With the launch today, Cloud One – Conformity has added SSM Session Length to ensure that any session using this feature does not remain active for longer than the time period designated in the rule settings. If a session is left inactive, it will time out and log you off – no worries. But, use of this tool for a long time could be the result of suspicious activity.
For example, you might execute a command that bundles a bunch of logs and sends it somewhere else, then you leave Amazon ECS Exec and look at the logs elsewhere. Most use cases addressed by this functionality are fairly quick. If a session is actively used for hours, it is likely being used in a way that was not intended.
Additionally, a second Cloud One – Conformity rule will be coming soon, Approved Execute Command Access. This will ensure that all access to ECS Exec is approved based on IAM. The rule will have an allow list for the ARN of the IAM resources allowed to use the feature, so if any ARN accesses ECS Exec that is not on the allow list, it will flag in the Cloud One – Conformity console.
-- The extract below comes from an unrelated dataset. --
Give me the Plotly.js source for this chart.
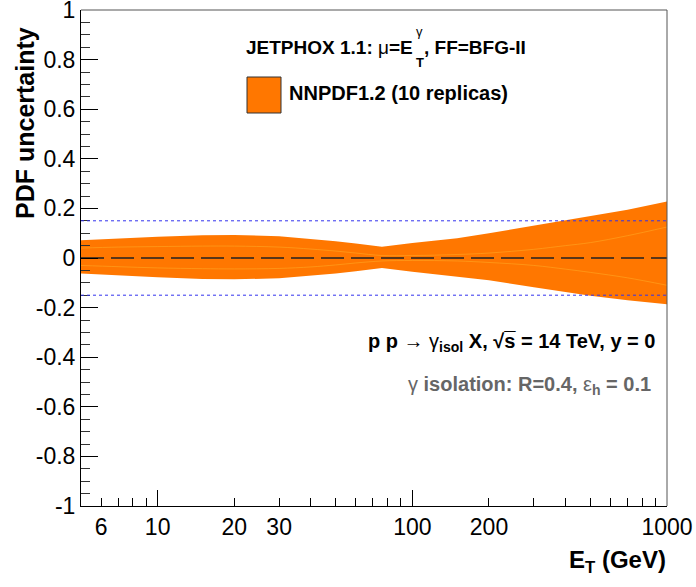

How permissions are set across AWS services allows for a lot of flexibility, which could mean certain ARNs that don’t need access to this functionality have access due to other permissions settings.
One of the Cloud One – Conformity developers who worked on these rules said, “When AWS Session Manager came out for Amazon EC2, a lot of people had full access to instances, way more than they should have, based on permissions from somewhere else in the customer’s AWS environment.”
AWS is built well and secure. Service configurations and permissions give organizations the flexibility to manage incredibly granular permissions, but can create opportunities for gaps between teams or deployments. Cloud One – Conformity has more than 750 rules to ensure your AWS environment is configured securely, optimized for cost, and meets any compliance requirements for your organization.